- The clamouring on the interwebs for the Rays to use David Price as a starter in the playoffs is just going to get louder. The schedule for Tampa Bay's series against the AL Central's
sacrificial lambchampion mandates using a four-man rotation. Greater minds have already pointed out that the No. 5 starter, Andy Sonnanstine, had has the hit-lucky horseshow stashed someplace much of the season. The No. 4 man, Edwin Jackson, has a 7.82 ERA in September, although that includes a good start against the Twins.
The Angels chose to play the longer series in the first round of the American League playoffs. It means they and the Red Sox could go with a 3-man rotation.
- If someone asks, the picks here for the MVP awards are the Twins' Joe Mauer in the American League and the Mets' David Wright in the National.
What's not to like with Wright (.302/.391/.536, 115 runs scored, 124 RBI and the smoothest third baseman in the NL)? He's hit .344/.400/.619 since Sept. 1, so the Mets blowing the playoffs (again) can't be pinned on him.
Many would say Justin Morneau is the Twins' MVP candidate, of course. Well, what would harder for the Twins to replace: A solid defensive catcher such as Mauer who also has the offensive numbers of an old-school leadoff hitter (.415 on-base percentage, 82 walks, 97 runs scored) or a power-hitting first baseman? Justin Morneau's a fine player and he's not just riding the coattails of the talented tablesetters in front of him, but Mauer is the unique talent.
- The Rays had an unusual clubhouse celebration -- the rain-soaked Red Sox loss dragged out so long that some Rays left the ballpark in Detroit, and came back for the party.
- For anyone who's wondering about the NL Cy Young -- Brandon Webb in Arizona or Tim Lincecum in San Francisco. It should be taken into consideration that Webb was 4-0, 2-89 against the lousy-hitting Giants. If he played anywhere but San Fran, Lincecum might have gone unbeaten.
- The other, better sites will be all over the news that the Jays apparently have offered A.J. Burnett a two-year extension at $15M per season. The Yankee lovers really want to see him in pinstripes.
There is nothing profound coming to mind. One point is that you shouldn't put too many eggs in the Burnett basket. The bottom line is the Jays' chances of seeing October baseball again rest with drafting and developing. Burnett is another franchise's gem that they plucked away as a free agent, so this whole "we have to keep him," is shortsighted.
The best organizations are the ones who understand that talent is not in such short supply.
- Please read Stephen Brunt in the Globe, "Jays allowed to slip." (The headline might be a bit off, depending on your interpretation.)

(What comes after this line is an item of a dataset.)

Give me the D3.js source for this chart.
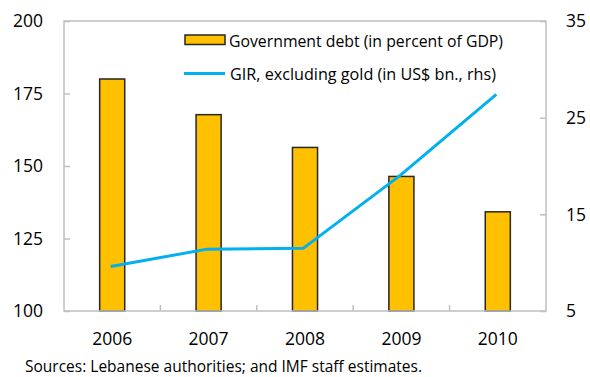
<!DOCTYPE html>
<html>
<head>
<meta charset="utf-8">
<script src="https://cdn.jsdelivr.net/npm/d3@7"></script>
<style>
  html, body { margin: 0; padding: 0; background: #fff; }
  svg text { font-family: "Open Sans", "Liberation Sans", sans-serif; fill: #000; }
</style>
</head>
<body>
<svg id="chart" width="590" height="377"></svg>
<script>
// Lebanon: government debt vs. gross international reserves
const years = ["2006", "2007", "2008", "2009", "2010"];
const debtPctGDP = [180, 167.7, 156.4, 146.4, 134.2];
const girExGold = [9.6, 11.4, 11.5, 19.0, 27.4];
const leftTicks = [100, 125, 150, 175, 200];
const rightTicks = [5, 15, 25, 35];
const legendLabels = ["Government debt (in percent of GDP)", "GIR, excluding gold (in US$ bn., rhs)"];
const sourceNote = "Sources: Lebanese authorities; and IMF staff estimates.";

const svg = d3.select("#chart");
const plot = { left: 64, right: 546, top: 21, bottom: 311 };

const xSlot = d3.scaleBand().domain(years).range([plot.left, plot.right]).padding(0);
const xBar = d3.scaleBand().domain(years).range([plot.left, plot.right])
  .paddingInner(0.74).paddingOuter(0.37);
const yLeft = d3.scaleLinear().domain([100, 200]).range([plot.bottom, plot.top]);
const yRight = d3.scaleLinear().domain([5, 35]).range([plot.bottom, plot.top]);

const frameColor = "#BFBFBF";

// Bars: government debt
svg.append("g").selectAll("rect").data(years).join("rect")
  .attr("x", d => xBar(d))
  .attr("y", (d, i) => yLeft(debtPctGDP[i]))
  .attr("width", xBar.bandwidth())
  .attr("height", (d, i) => yLeft(100) - yLeft(debtPctGDP[i]))
  .attr("fill", "#FFC000")
  .attr("stroke", "#262626")
  .attr("stroke-width", 1.5);

// Plot frame
svg.append("rect")
  .attr("x", plot.left).attr("y", plot.top)
  .attr("width", plot.right - plot.left).attr("height", plot.bottom - plot.top)
  .attr("fill", "none").attr("stroke", frameColor).attr("stroke-width", 1.5);

// Left axis (ticks point inward)
const leftAxis = svg.append("g").attr("transform", `translate(${plot.left},0)`)
  .call(d3.axisRight(yLeft).tickValues(leftTicks).tickSize(6).tickFormat(""));
leftAxis.select(".domain").remove();
leftAxis.selectAll("line").attr("stroke", frameColor).attr("stroke-width", 1.5);
svg.append("g").selectAll("text").data(leftTicks).join("text")
  .attr("x", 43).attr("y", d => yLeft(d)).attr("dy", "0.36em")
  .attr("text-anchor", "end").attr("font-size", 17.5).text(d => d);

// Right axis (ticks point inward)
const rightAxis = svg.append("g").attr("transform", `translate(${plot.right},0)`)
  .call(d3.axisLeft(yRight).tickValues(rightTicks).tickSize(6).tickFormat(""));
rightAxis.select(".domain").remove();
rightAxis.selectAll("line").attr("stroke", frameColor).attr("stroke-width", 1.5);
svg.append("g").selectAll("text").data(rightTicks).join("text")
  .attr("x", 566).attr("y", d => yRight(d)).attr("dy", "0.36em")
  .attr("text-anchor", "start").attr("font-size", 17.5).text(d => d);

// Category axis: tick marks at slot boundaries, labels centred in slots
const boundaries = years.slice(1).map(d => xSlot(d));
svg.append("g").selectAll("line").data(boundaries).join("line")
  .attr("x1", d => d).attr("x2", d => d)
  .attr("y1", plot.bottom).attr("y2", plot.bottom - 6)
  .attr("stroke", frameColor).attr("stroke-width", 1.5);
svg.append("g").selectAll("text").data(years).join("text")
  .attr("x", d => xSlot(d) + xSlot.bandwidth() / 2).attr("y", 345)
  .attr("text-anchor", "middle").attr("font-size", 17.5).text(d => d);

// GIR line on right axis
const line = d3.line()
  .x((d, i) => xSlot(years[i]) + xSlot.bandwidth() / 2 - 1.5)
  .y(d => yRight(d));
svg.append("path").datum(girExGold)
  .attr("d", line)
  .attr("fill", "none").attr("stroke", "#00B0F0").attr("stroke-width", 3)
  .attr("stroke-linejoin", "round");

// Legend
const lg = svg.append("g");
lg.append("rect").attr("x", 185).attr("y", 35).attr("width", 40).attr("height", 9.5)
  .attr("fill", "#FFC000").attr("stroke", "#262626").attr("stroke-width", 1.5);
lg.append("line").attr("x1", 184).attr("x2", 225).attr("y1", 73.5).attr("y2", 73.5)
  .attr("stroke", "#00B0F0").attr("stroke-width", 3);
lg.append("text").attr("x", 229).attr("y", 46.5).attr("font-size", 16)
  .attr("textLength", 274).attr("lengthAdjust", "spacingAndGlyphs").text(legendLabels[0]);
lg.append("text").attr("x", 230).attr("y", 79.5).attr("font-size", 16)
  .attr("textLength", 266).attr("lengthAdjust", "spacingAndGlyphs").text(legendLabels[1]);

// Source note
svg.append("text").attr("x", 25).attr("y", 372).attr("font-size", 15.5)
  .attr("textLength", 397).attr("lengthAdjust", "spacingAndGlyphs").text(sourceNote);
</script>
</body>
</html>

It's a good read ... but please don't begrudge a little back-patting. A quick check shows that about eight months ago, this site applied Dan Rowe's phrase "uninterested ownership" to Rogers Communications' approach to running the Blue Jays. Brunt is picking it up and running with it as he only can:
"And so except for the (perhaps forced) departure of team president Paul Godfrey, this is a business that is being allowed to fall into maintenance mode. Lose a little money on an operating basis, create a bit of television programming for Sportsnet, give the paying customers reason to hope, but without incurring substantial risk."That was more or less the point back in the winter:
"Their revenues are what they are. Aside from the NFL, Canadians only watch sports the rest of the world barely plays, since we're sure to kick ass in those (that goes for hockey, curling and about a third of the Winter Olympics). Rogers, which in fairness, would have to do a lot worse to be as bad as Toronto's other corporate sports owner, will only increase payroll enough to make it look like they care about winning. Do you see what we're dealing with up here?"God love Stephen Brunt. He is brilliant.
-- Some fat, dumb and bald guy, Deadspin, Feb. 22, 2008
- Who was saying that "the Jays will lose Burnett and be better for it?"
- The Royals shortstop Tony Pena will finish with the worst on-base percentage of any player who batted 200 times in a season in almost a century. The only player to do worse died 65 years ago.
John Gibbons, about a month before his firing, ordered Tony Pena to be intentionally walked.